How to search Amundsen effectively

The goal of this tutorial is to provide a few tips on how to search for datasets effectively in Amundsen. 

Overview

Amundsen currently indexes three types of entities: tables, people, and dashboards. This tutorial mostly covers how to search for a table entity effectively.

We will cover other entities in the future.

Once the users are on the Amundsen home page,  the users could search for any random information in the search bar. In the backend, the search system will use the same query term from users and search across three different entities (tables, people, and dashboards) and return the results with the highest ranking. For Table search, it will search across different fields, including table name, schema name, table or column descriptions, tags and etc. Amundsen also supports typeahead search which will search in the backend as soon as users enter new characters. 

Tips:

  • If you know the full table name (e.g. schema.table), try to search with that full table name, which will provide as the top result in general.
  • If you are unsure of the table name, search with word1 word2 with space in between. For example, if your table’s name is test.test_rides  but you don’t know the exact table name but only know the table name includes test and rides, please search with test rides (space in between). In this case, Amundsen will return tables that match either test or rides and union the result together based on the search algorithm ranking.
  • If you know your table name but don’t know the schema of the table name, you could search with word1_word2. For example, if you know your table name is test_rides, please search with test_rides that will only return the table matched that given name.
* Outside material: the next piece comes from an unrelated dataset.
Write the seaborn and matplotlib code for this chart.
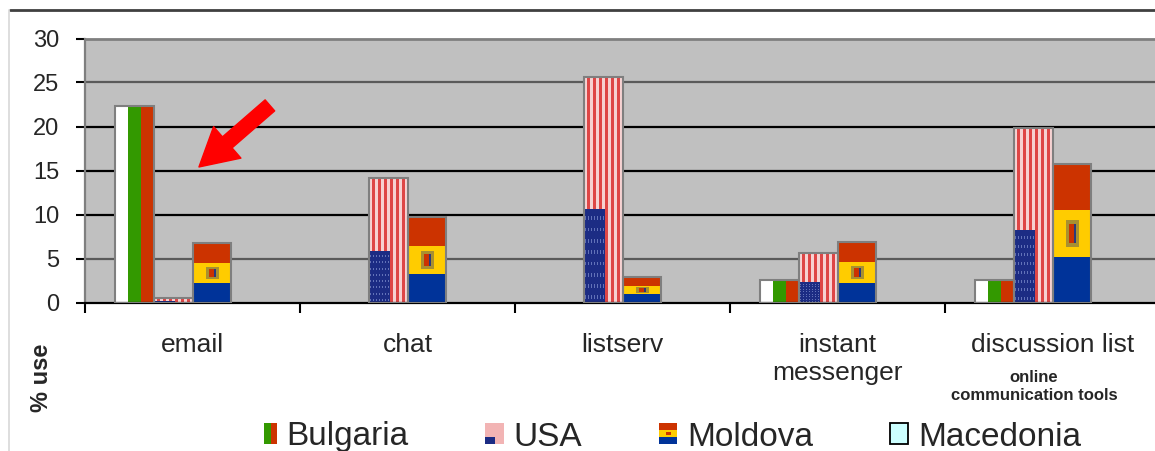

If you want to do the traditional faceted search, which will allow users to apply multiple filters, you could try out the advanced search. Currently, only the table entity is supported with the advanced search. But we plan to add the support for the dashboard entity as well in the near future.

You could use wildcard in the search box as well. In the above example, the users put rides*  on the table box. This will search across all the tables that have rides* as table name from different databases, including bigquery/druid/hive/presto/rs, etc.

If you want to narrow down the search results, you could put more filters. In the above example, the users try to search a table name that is rides*, which has beta as the badge. Once the search is finished, you could see only one table matches the criteria (test.rides in this case). 

Searching Ranking Algorithm Demystified

Currently, Amundsen provides the same search ranking for all the different personas. It ranks the table based on the query count in the presto search query log from the past 90 days at Lyft. It could be different based on your company’s setup.

Try out different search heuristic

You could always try out different search heuristic using the kibana devtools.

For example for table, you could use:

GET table_search_index/_search
{
  "query": {
              "function_score": {
                "query": {
                    "multi_match": {
                        "query": "$term",
                        "fields": ["display_name^1000",
                                   "name.raw^75",
                                   "name^5",
                                   "schema^3",
                                   "description^3",
                                   "column_names^2",
                                   "column_descriptions",
                                   "tags",
                                   "badges",
                                   "programmatic_descriptions"]
                    }
                },
                "field_value_factor": {
                    "field": "total_usage",
                    "modifier": "log2p"
                }
            }
  }
}

The result will be ranked with certain weight based on total usage. It is the same as the following with painless script:

"function_score": {
    "query": {
        "multi_match": {
            "query": query_term,
            "fields": ["display_name^1000",
                       "name.raw^75",
                       "name^5",
                       "schema^3",
                       "description^3",
                       "column_names^2",
                       "column_descriptions",
                       "tags",
                       "badges",
                       "programmatic_descriptions"],
        }
    },
    "functions": [
        {
            "script_score": {
                "script": "def scores = 0; scores = doc['total_usage'].value; return _score * Math.log10(2 + scores); }"

            }
        }
    ]
}

If you want to boot the search result that has certain badge:

"function_score": {
    "query": {
        "multi_match": {
            "query": query_term,
            "fields": ["display_name^1000",
                       "name.raw^75",
                       "name^5",
                       "schema^3",
                       "description^3",
                       "column_names^2",
                       "column_descriptions",
                       "tags",
                       "badges",
                       "programmatic_descriptions"],
        }
    },
    "functions": [
        {
            "script_score": {
                "script": "def scores = 0; scores = doc['total_usage'].value; if (doc['badges'].value == "
                          "'$badge_for_boost') {return _score * Math.log10(2 + scores) "
                          "* 1.5} else{ return _score * Math.log10(2 + scores); }"

            }
        }
    ]
}

In this case, the table with a badge ($badge_for_boost or replace with your own badge), the search ranking score will get boosted.

For dashboard, you could try out the following:

GET dashboard_search_index/_search
{
  "query": {
    "function_score": {
                "query": {
                    "multi_match": {
                        "query": "$search-term",
                        "fields": ["name.raw^75",
                                   "name^7",
                                   "group_name.raw^15",
                                   "group_name^7",
                                   "description^3",
                                   "query_names^3"]
                    }
                },
                "field_value_factor": {
                    "field": "total_usage",
                    "modifier": "log2p"
                }
            }
  }
}

Hope this tutorial gives you some ideas on how the search works.